======== Raw records
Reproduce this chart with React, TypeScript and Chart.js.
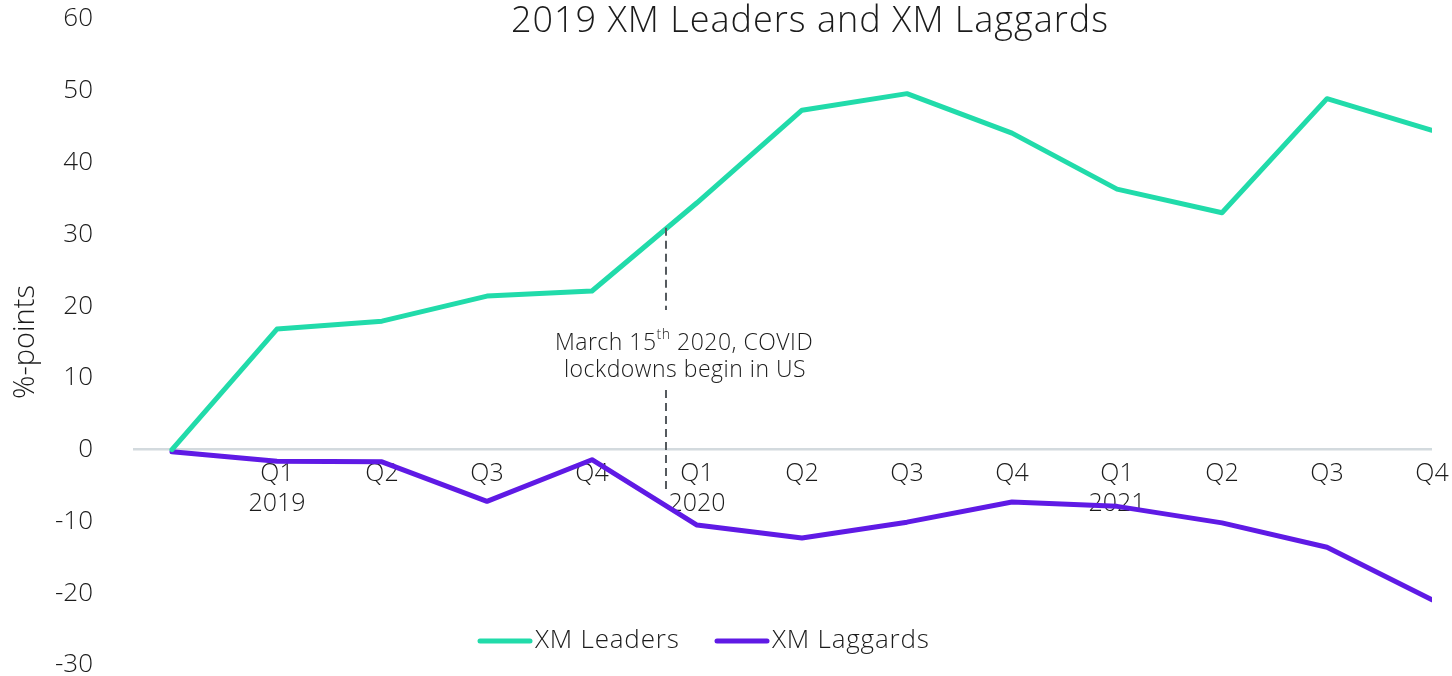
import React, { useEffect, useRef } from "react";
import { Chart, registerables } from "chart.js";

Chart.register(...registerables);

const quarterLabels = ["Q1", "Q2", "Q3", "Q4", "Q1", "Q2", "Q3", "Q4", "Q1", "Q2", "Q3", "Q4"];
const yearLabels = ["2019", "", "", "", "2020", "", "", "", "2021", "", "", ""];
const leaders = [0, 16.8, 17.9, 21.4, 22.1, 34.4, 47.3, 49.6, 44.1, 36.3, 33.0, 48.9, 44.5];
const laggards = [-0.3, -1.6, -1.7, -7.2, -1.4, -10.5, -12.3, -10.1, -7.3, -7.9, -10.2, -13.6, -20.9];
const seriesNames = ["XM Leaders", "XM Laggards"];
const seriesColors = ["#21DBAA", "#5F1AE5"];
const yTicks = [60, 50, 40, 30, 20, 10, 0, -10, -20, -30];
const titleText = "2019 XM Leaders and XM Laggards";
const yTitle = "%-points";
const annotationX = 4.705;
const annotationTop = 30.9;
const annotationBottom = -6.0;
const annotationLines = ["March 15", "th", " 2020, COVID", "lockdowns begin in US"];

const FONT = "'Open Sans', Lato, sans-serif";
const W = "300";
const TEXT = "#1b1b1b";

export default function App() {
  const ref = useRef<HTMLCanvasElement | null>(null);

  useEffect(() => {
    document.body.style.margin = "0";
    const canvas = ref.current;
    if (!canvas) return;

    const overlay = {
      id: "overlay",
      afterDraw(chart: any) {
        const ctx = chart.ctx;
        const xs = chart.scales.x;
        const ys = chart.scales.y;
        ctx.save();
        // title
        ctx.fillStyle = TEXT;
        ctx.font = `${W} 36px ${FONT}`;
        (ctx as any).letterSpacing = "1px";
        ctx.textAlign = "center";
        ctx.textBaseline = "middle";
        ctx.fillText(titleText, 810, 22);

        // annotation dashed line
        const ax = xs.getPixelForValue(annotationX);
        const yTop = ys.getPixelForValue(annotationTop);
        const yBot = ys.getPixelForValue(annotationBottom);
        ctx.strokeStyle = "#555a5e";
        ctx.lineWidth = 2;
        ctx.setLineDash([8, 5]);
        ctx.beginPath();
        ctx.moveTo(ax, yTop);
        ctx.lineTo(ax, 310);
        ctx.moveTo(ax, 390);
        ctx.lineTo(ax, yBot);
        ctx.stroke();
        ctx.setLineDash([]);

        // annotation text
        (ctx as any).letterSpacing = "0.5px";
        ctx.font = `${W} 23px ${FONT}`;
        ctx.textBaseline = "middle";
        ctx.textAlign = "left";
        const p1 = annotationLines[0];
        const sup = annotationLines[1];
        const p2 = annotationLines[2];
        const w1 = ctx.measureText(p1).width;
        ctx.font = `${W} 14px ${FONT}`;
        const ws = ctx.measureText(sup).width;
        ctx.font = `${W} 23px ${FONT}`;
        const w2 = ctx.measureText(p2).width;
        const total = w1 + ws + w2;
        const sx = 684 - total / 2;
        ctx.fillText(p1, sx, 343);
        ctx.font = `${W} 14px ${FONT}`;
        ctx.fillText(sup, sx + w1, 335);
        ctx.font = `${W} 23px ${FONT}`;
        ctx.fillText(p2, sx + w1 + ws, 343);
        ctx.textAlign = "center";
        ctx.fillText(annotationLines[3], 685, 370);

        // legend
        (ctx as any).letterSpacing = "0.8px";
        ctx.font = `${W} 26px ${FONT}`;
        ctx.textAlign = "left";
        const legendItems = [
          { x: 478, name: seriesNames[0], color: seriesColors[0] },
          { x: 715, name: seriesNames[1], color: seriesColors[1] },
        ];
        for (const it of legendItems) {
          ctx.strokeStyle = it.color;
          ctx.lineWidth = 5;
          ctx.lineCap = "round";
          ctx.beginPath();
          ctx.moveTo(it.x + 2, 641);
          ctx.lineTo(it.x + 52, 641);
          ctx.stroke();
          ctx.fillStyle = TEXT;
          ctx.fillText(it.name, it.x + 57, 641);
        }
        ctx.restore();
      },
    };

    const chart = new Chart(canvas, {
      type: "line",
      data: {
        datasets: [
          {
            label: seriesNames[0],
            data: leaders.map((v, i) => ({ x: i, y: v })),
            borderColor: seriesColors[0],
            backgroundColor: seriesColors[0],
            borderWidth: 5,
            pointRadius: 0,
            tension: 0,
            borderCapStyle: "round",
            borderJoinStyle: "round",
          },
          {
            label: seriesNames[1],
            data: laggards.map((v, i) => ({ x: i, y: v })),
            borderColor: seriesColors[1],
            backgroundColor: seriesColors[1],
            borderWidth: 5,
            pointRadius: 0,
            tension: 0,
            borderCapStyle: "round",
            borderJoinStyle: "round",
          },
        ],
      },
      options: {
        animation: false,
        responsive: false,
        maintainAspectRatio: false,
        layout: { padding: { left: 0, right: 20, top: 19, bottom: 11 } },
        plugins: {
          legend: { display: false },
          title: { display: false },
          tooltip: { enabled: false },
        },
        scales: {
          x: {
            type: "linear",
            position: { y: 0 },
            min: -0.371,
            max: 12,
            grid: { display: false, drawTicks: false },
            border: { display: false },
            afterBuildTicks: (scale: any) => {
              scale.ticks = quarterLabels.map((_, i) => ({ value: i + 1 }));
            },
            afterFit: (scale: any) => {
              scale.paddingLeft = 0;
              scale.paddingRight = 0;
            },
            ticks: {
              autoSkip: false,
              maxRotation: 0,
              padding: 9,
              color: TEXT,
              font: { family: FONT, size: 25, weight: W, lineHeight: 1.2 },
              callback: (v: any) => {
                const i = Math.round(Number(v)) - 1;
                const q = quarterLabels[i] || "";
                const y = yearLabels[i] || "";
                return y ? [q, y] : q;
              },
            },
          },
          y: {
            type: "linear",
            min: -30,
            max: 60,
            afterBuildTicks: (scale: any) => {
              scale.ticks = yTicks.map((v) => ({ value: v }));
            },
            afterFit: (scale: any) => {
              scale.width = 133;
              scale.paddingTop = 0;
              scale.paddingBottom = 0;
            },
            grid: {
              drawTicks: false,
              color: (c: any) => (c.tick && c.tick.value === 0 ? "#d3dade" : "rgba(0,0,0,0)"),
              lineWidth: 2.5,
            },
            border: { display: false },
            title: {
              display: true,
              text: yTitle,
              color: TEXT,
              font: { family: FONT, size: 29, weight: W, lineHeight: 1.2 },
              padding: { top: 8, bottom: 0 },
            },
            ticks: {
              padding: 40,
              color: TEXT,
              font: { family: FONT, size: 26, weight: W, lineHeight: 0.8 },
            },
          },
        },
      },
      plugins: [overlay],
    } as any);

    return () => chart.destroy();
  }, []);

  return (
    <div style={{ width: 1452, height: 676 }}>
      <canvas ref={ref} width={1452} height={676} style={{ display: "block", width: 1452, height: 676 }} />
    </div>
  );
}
================
======== Raw records
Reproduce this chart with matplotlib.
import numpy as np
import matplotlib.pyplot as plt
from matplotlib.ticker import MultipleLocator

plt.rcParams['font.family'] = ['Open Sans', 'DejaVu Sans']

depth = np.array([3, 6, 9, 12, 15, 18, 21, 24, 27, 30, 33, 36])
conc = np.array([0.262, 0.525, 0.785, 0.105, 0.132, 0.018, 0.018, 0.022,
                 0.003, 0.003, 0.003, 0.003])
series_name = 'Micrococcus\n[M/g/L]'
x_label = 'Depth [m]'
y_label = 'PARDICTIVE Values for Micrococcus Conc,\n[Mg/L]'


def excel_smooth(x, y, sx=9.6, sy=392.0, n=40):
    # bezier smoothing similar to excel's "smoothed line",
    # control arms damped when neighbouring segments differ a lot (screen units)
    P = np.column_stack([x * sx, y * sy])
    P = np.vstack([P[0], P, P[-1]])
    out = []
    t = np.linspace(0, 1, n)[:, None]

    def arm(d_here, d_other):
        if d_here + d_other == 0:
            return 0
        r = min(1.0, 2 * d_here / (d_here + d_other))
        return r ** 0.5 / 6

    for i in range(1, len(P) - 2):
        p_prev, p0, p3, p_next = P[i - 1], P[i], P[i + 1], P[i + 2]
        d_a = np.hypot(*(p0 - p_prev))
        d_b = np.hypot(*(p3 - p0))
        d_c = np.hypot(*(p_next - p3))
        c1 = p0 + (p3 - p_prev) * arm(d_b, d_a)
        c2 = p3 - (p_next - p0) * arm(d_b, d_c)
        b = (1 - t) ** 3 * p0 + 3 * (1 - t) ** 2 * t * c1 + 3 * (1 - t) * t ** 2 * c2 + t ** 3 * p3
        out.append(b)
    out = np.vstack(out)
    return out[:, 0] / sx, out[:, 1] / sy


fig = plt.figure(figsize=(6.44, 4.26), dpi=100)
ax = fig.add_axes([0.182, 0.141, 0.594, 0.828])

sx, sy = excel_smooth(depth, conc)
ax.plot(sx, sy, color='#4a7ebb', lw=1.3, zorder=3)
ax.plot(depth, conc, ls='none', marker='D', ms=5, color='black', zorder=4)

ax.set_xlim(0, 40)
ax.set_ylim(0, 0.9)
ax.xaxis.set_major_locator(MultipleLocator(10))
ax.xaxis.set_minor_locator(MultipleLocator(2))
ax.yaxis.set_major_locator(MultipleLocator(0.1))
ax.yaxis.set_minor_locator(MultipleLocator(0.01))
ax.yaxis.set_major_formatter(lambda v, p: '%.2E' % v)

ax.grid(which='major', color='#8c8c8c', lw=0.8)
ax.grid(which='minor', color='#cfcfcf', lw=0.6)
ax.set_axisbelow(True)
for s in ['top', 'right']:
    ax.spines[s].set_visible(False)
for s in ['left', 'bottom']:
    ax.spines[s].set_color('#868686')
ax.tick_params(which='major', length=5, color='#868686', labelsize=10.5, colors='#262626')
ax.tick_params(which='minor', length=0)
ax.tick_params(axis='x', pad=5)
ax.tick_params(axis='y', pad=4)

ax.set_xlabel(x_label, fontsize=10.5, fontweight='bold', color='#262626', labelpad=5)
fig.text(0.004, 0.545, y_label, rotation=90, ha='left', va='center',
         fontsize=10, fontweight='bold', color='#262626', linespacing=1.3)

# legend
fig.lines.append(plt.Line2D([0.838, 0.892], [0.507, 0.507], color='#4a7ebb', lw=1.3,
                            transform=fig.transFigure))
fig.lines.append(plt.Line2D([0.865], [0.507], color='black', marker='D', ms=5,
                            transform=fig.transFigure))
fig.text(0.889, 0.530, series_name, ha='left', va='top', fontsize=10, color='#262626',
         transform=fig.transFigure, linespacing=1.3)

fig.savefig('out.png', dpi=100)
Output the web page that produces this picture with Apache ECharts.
================
Except for the pictures, write out exactly the lines from the line that contains "Reproduce this chart with React, TypeScript" through the line that contains "ctx.fillText(titleText, 810, 22);", including both.

== Reply to the exercise ==
Reproduce this chart with React, TypeScript and Chart.js.
import React, { useEffect, useRef } from "react";
import { Chart, registerables } from "chart.js";

Chart.register(...registerables);

const quarterLabels = ["Q1", "Q2", "Q3", "Q4", "Q1", "Q2", "Q3", "Q4", "Q1", "Q2", "Q3", "Q4"];
const yearLabels = ["2019", "", "", "", "2020", "", "", "", "2021", "", "", ""];
const leaders = [0, 16.8, 17.9, 21.4, 22.1, 34.4, 47.3, 49.6, 44.1, 36.3, 33.0, 48.9, 44.5];
const laggards = [-0.3, -1.6, -1.7, -7.2, -1.4, -10.5, -12.3, -10.1, -7.3, -7.9, -10.2, -13.6, -20.9];
const seriesNames = ["XM Leaders", "XM Laggards"];
const seriesColors = ["#21DBAA", "#5F1AE5"];
const yTicks = [60, 50, 40, 30, 20, 10, 0, -10, -20, -30];
const titleText = "2019 XM Leaders and XM Laggards";
const yTitle = "%-points";
const annotationX = 4.705;
const annotationTop = 30.9;
const annotationBottom = -6.0;
const annotationLines = ["March 15", "th", " 2020, COVID", "lockdowns begin in US"];

const FONT = "'Open Sans', Lato, sans-serif";
const W = "300";
const TEXT = "#1b1b1b";

export default function App() {
  const ref = useRef<HTMLCanvasElement | null>(null);

  useEffect(() => {
    document.body.style.margin = "0";
    const canvas = ref.current;
    if (!canvas) return;

    const overlay = {
      id: "overlay",
      afterDraw(chart: any) {
        const ctx = chart.ctx;
        const xs = chart.scales.x;
        const ys = chart.scales.y;
        ctx.save();
        // title
        ctx.fillStyle = TEXT;
        ctx.font = `${W} 36px ${FONT}`;
        (ctx as any).letterSpacing = "1px";
        ctx.textAlign = "center";
        ctx.textBaseline = "middle";
        ctx.fillText(titleText, 810, 22);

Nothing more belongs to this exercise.